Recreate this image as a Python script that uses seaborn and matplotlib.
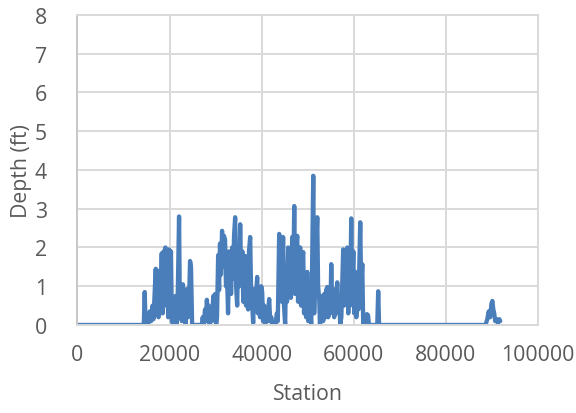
import matplotlib
matplotlib.use("Agg")
import matplotlib.pyplot as plt
import pandas as pd
import seaborn as sns

# Water depth profile along the alignment (station in ft, depth in ft)
stations = [
    0, 14400,
    14600, 14800,
    15100, 15400, 15700, 16000, 16300, 16500,
    16800, 17000, 17200, 17400, 17600, 17800, 18000,
    18300, 18500, 18700, 18900, 19100, 19300, 19500, 19700, 19900, 20100, 20300, 20500,
    20700, 20900, 21100, 21300, 21500, 21750, 22060, 22250, 22450, 22650, 22900, 23100,
    23300, 23500, 23800, 24000, 24200, 24450, 24650, 24900, 27000,
    27200, 27400, 27700, 27900, 28100, 28300, 28500, 28700, 29000, 29200, 29500, 29700,
    29900, 30100,
    30300, 30550, 30750, 30950, 31150, 31400, 31600, 31800, 32050, 32250, 32500, 32700,
    32900, 33150, 33350, 33600, 33800, 34000, 34240, 34450, 34680, 34900, 35100, 35330,
    35550, 35800, 36000, 36200, 36410, 36600, 36850, 37050, 37250, 37500, 37700, 37950,
    38150, 38400, 38600, 39020, 39200, 39450, 39650, 39900, 40110, 40300, 40550, 40750,
    41000, 41200, 41630, 41850, 42100, 42300,
    43000, 43300, 43500, 43800, 44000, 44200, 44400, 44650, 44850, 45100, 45300, 45500,
    45750, 45950, 46150, 46350, 46630, 46850, 47070, 47250, 47450, 47720, 47900, 48100,
    48370, 48550, 48750, 49020, 49200, 49400, 49650, 49890, 50100, 50300, 50540, 50750,
    50950, 51200, 51400, 51600, 52070, 52250, 52500, 52650,
    52900, 53150, 53350, 53600, 53800, 54000, 54240, 54450, 54700, 54900, 55110, 55300,
    55540, 55750, 55950, 56150, 56410, 56600, 56850, 57050,
    57300, 57700, 57900, 58200, 58400, 58600, 58800, 59000, 59200, 59450, 59650, 59900,
    60100, 60350, 60550, 60800, 61000, 61400, 61600, 61850, 62050,
    62600, 62850, 63100, 63300, 65100, 65300, 65500,
    88600, 89000, 89300, 89600, 89900, 90100, 90300, 90500, 90700, 91000, 91300, 91600,
    91800,
]
depths = [
    0.0, 0.0,
    0.85, 0.0,
    0.2, 0.05, 0.35, 0.1, 0.5, 0.15,
    0.9, 1.45, 0.3, 1.1, 0.2, 1.4, 0.4,
    1.85, 0.3, 1.9, 1.0, 2.0, 0.5, 1.9, 0.2, 1.95, 0.8, 1.9, 0.1,
    0.05, 0.7, 0.1, 0.75, 0.0, 0.6, 2.8, 0.2, 0.9, 0.1, 1.05, 0.3,
    0.85, 0.0, 0.93, 0.2, 0.5, 1.65, 1.5, 0.0, 0.0,
    0.2, 0.0, 0.4, 0.1, 0.65, 0.2, 0.5, 0.0, 0.4, 0.1, 0.75, 0.2,
    0.8, 0.0,
    0.2, 1.8, 0.9, 2.1, 1.3, 2.43, 1.5, 2.3, 2.2, 1.0, 1.2, 0.3,
    1.9, 1.8, 0.8, 2.0, 1.2, 2.3, 2.78, 1.0, 0.5, 1.9, 1.0, 2.6,
    1.2, 1.9, 0.6, 1.5, 1.78, 0.5, 1.6, 0.4, 1.9, 2.27, 0.9, 0.5,
    0.05, 0.93, 0.4, 1.24, 0.3, 0.9, 0.2, 1.0, 0.85, 0.1, 0.5, 0.0,
    0.4, 0.1, 0.67, 0.1, 0.2, 0.0,
    0.0, 0.3, 0.1, 2.35, 1.0, 2.1, 0.6, 2.27, 0.5, 0.0, 1.5, 0.6,
    2.0, 0.8, 1.9, 0.7, 2.27, 1.0, 3.07, 0.8, 1.9, 2.3, 0.6, 1.7,
    2.0, 0.5, 1.6, 1.88, 0.3, 1.0, 0.2, 1.37, 0.1, 0.8, 0.6, 0.0,
    1.5, 3.85, 0.3, 1.2, 2.78, 1.0, 0.67, 0.0,
    0.3, 0.75, 0.1, 0.8, 0.2, 0.9, 0.98, 0.2, 0.6, 0.3, 1.57, 0.5,
    0.93, 0.2, 0.8, 0.3, 1.1, 0.4, 0.7, 0.0,
    0.2, 1.95, 0.5, 1.9, 0.6, 2.0, 0.3, 1.5, 0.5, 2.75, 0.8, 1.9,
    0.3, 1.37, 0.2, 1.2, 0.4, 2.65, 1.0, 1.57, 0.0,
    0.0, 0.28, 0.25, 0.0, 0.0, 0.87, 0.0,
    0.0, 0.15, 0.35, 0.2, 0.55, 0.62, 0.4, 0.3, 0.1, 0.15, 0.05, 0.15,
    0.1,
]

x_ticks = [0, 20000, 40000, 60000, 80000, 100000]
y_ticks = [0, 1, 2, 3, 4, 5, 6, 7, 8]

sns.set_theme(style="white")
plt.rcParams["font.family"] = ["Open Sans", "DejaVu Sans"]

text_color = "#595959"
grid_color = "#d9d9d9"
font_size = 15.3

fig = plt.figure(figsize=(5.76, 4.14), dpi=100)
ax = fig.add_axes([0.1345, 0.2126, 0.7995, 0.7488])

df = pd.DataFrame({"Station": stations, "Depth (ft)": depths})
sns.lineplot(data=df, x="Station", y="Depth (ft)", ax=ax, color="#4A7EBB",
             linewidth=3.1, estimator=None, sort=False)
for line in ax.get_lines():
    line.set_solid_joinstyle("round")
    line.set_solid_capstyle("round")

ax.set_xlim(0, 100000)
ax.set_ylim(0, 8)
ax.set_xticks(x_ticks)
ax.set_yticks(y_ticks)
ax.set_xticklabels([str(v) for v in x_ticks])
ax.set_yticklabels([str(v) for v in y_ticks])

ax.grid(True, color=grid_color, linewidth=1.4)
ax.set_axisbelow(True)
for side in ["top", "right", "left", "bottom"]:
    ax.spines[side].set_color(grid_color)
    ax.spines[side].set_linewidth(1.4)
ax.spines["left"].set_color("#c8c8c8")

ax.tick_params(axis="both", length=0, labelsize=font_size, colors=text_color)
ax.tick_params(axis="y", pad=22)
ax.tick_params(axis="x", pad=14)

ax.set_xlabel("Station", fontsize=font_size, color=text_color, labelpad=13)
ax.set_ylabel("Depth (ft)", fontsize=font_size, color=text_color, labelpad=2)

fig.savefig("out.png", dpi=100, facecolor="white")
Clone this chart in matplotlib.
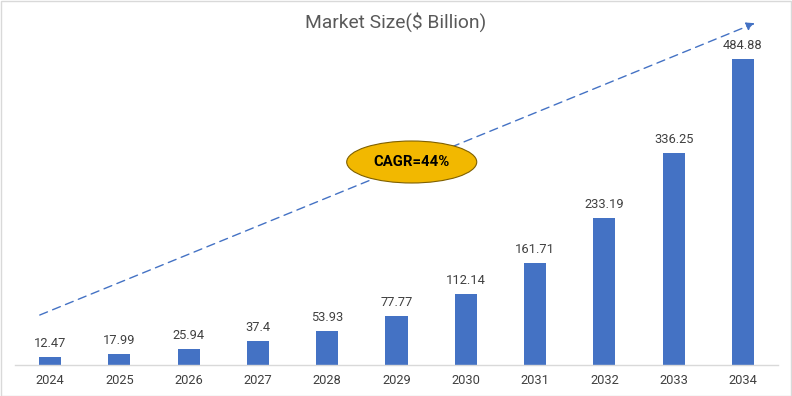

-- What the exercise asks --
Exactly reproduce each record, leaving out any pictures.

-- Response to the task --
Recreate this image as a Python script that uses seaborn and matplotlib.
import matplotlib
matplotlib.use("Agg")
import matplotlib.pyplot as plt
import pandas as pd
import seaborn as sns

# Water depth profile along the alignment (station in ft, depth in ft)
stations = [
    0, 14400,
    14600, 14800,
    15100, 15400, 15700, 16000, 16300, 16500,
    16800, 17000, 17200, 17400, 17600, 17800, 18000,
    18300, 18500, 18700, 18900, 19100, 19300, 19500, 19700, 19900, 20100, 20300, 20500,
    20700, 20900, 21100, 21300, 21500, 21750, 22060, 22250, 22450, 22650, 22900, 23100,
    23300, 23500, 23800, 24000, 24200, 24450, 24650, 24900, 27000,
    27200, 27400, 27700, 27900, 28100, 28300, 28500, 28700, 29000, 29200, 29500, 29700,
    29900, 30100,
    30300, 30550, 30750, 30950, 31150, 31400, 31600, 31800, 32050, 32250, 32500, 32700,
    32900, 33150, 33350, 33600, 33800, 34000, 34240, 34450, 34680, 34900, 35100, 35330,
    35550, 35800, 36000, 36200, 36410, 36600, 36850, 37050, 37250, 37500, 37700, 37950,
    38150, 38400, 38600, 39020, 39200, 39450, 39650, 39900, 40110, 40300, 40550, 40750,
    41000, 41200, 41630, 41850, 42100, 42300,
    43000, 43300, 43500, 43800, 44000, 44200, 44400, 44650, 44850, 45100, 45300, 45500,
    45750, 45950, 46150, 46350, 46630, 46850, 47070, 47250, 47450, 47720, 47900, 48100,
    48370, 48550, 48750, 49020, 49200, 49400, 49650, 49890, 50100, 50300, 50540, 50750,
    50950, 51200, 51400, 51600, 52070, 52250, 52500, 52650,
    52900, 53150, 53350, 53600, 53800, 54000, 54240, 54450, 54700, 54900, 55110, 55300,
    55540, 55750, 55950, 56150, 56410, 56600, 56850, 57050,
    57300, 57700, 57900, 58200, 58400, 58600, 58800, 59000, 59200, 59450, 59650, 59900,
    60100, 60350, 60550, 60800, 61000, 61400, 61600, 61850, 62050,
    62600, 62850, 63100, 63300, 65100, 65300, 65500,
    88600, 89000, 89300, 89600, 89900, 90100, 90300, 90500, 90700, 91000, 91300, 91600,
    91800,
]
depths = [
    0.0, 0.0,
    0.85, 0.0,
    0.2, 0.05, 0.35, 0.1, 0.5, 0.15,
    0.9, 1.45, 0.3, 1.1, 0.2, 1.4, 0.4,
    1.85, 0.3, 1.9, 1.0, 2.0, 0.5, 1.9, 0.2, 1.95, 0.8, 1.9, 0.1,
    0.05, 0.7, 0.1, 0.75, 0.0, 0.6, 2.8, 0.2, 0.9, 0.1, 1.05, 0.3,
    0.85, 0.0, 0.93, 0.2, 0.5, 1.65, 1.5, 0.0, 0.0,
    0.2, 0.0, 0.4, 0.1, 0.65, 0.2, 0.5, 0.0, 0.4, 0.1, 0.75, 0.2,
    0.8, 0.0,
    0.2, 1.8, 0.9, 2.1, 1.3, 2.43, 1.5, 2.3, 2.2, 1.0, 1.2, 0.3,
    1.9, 1.8, 0.8, 2.0, 1.2, 2.3, 2.78, 1.0, 0.5, 1.9, 1.0, 2.6,
    1.2, 1.9, 0.6, 1.5, 1.78, 0.5, 1.6, 0.4, 1.9, 2.27, 0.9, 0.5,
    0.05, 0.93, 0.4, 1.24, 0.3, 0.9, 0.2, 1.0, 0.85, 0.1, 0.5, 0.0,
    0.4, 0.1, 0.67, 0.1, 0.2, 0.0,
    0.0, 0.3, 0.1, 2.35, 1.0, 2.1, 0.6, 2.27, 0.5, 0.0, 1.5, 0.6,
    2.0, 0.8, 1.9, 0.7, 2.27, 1.0, 3.07, 0.8, 1.9, 2.3, 0.6, 1.7,
    2.0, 0.5, 1.6, 1.88, 0.3, 1.0, 0.2, 1.37, 0.1, 0.8, 0.6, 0.0,
    1.5, 3.85, 0.3, 1.2, 2.78, 1.0, 0.67, 0.0,
    0.3, 0.75, 0.1, 0.8, 0.2, 0.9, 0.98, 0.2, 0.6, 0.3, 1.57, 0.5,
    0.93, 0.2, 0.8, 0.3, 1.1, 0.4, 0.7, 0.0,
    0.2, 1.95, 0.5, 1.9, 0.6, 2.0, 0.3, 1.5, 0.5, 2.75, 0.8, 1.9,
    0.3, 1.37, 0.2, 1.2, 0.4, 2.65, 1.0, 1.57, 0.0,
    0.0, 0.28, 0.25, 0.0, 0.0, 0.87, 0.0,
    0.0, 0.15, 0.35, 0.2, 0.55, 0.62, 0.4, 0.3, 0.1, 0.15, 0.05, 0.15,
    0.1,
]

x_ticks = [0, 20000, 40000, 60000, 80000, 100000]
y_ticks = [0, 1, 2, 3, 4, 5, 6, 7, 8]

sns.set_theme(style="white")
plt.rcParams["font.family"] = ["Open Sans", "DejaVu Sans"]

text_color = "#595959"
grid_color = "#d9d9d9"
font_size = 15.3

fig = plt.figure(figsize=(5.76, 4.14), dpi=100)
ax = fig.add_axes([0.1345, 0.2126, 0.7995, 0.7488])

df = pd.DataFrame({"Station": stations, "Depth (ft)": depths})
sns.lineplot(data=df, x="Station", y="Depth (ft)", ax=ax, color="#4A7EBB",
             linewidth=3.1, estimator=None, sort=False)
for line in ax.get_lines():
    line.set_solid_joinstyle("round")
    line.set_solid_capstyle("round")

ax.set_xlim(0, 100000)
ax.set_ylim(0, 8)
ax.set_xticks(x_ticks)
ax.set_yticks(y_ticks)
ax.set_xticklabels([str(v) for v in x_ticks])
ax.set_yticklabels([str(v) for v in y_ticks])

ax.grid(True, color=grid_color, linewidth=1.4)
ax.set_axisbelow(True)
for side in ["top", "right", "left", "bottom"]:
    ax.spines[side].set_color(grid_color)
    ax.spines[side].set_linewidth(1.4)
ax.spines["left"].set_color("#c8c8c8")

ax.tick_params(axis="both", length=0, labelsize=font_size, colors=text_color)
ax.tick_params(axis="y", pad=22)
ax.tick_params(axis="x", pad=14)

ax.set_xlabel("Station", fontsize=font_size, color=text_color, labelpad=13)
ax.set_ylabel("Depth (ft)", fontsize=font_size, color=text_color, labelpad=2)

fig.savefig("out.png", dpi=100, facecolor="white")
Clone this chart in matplotlib.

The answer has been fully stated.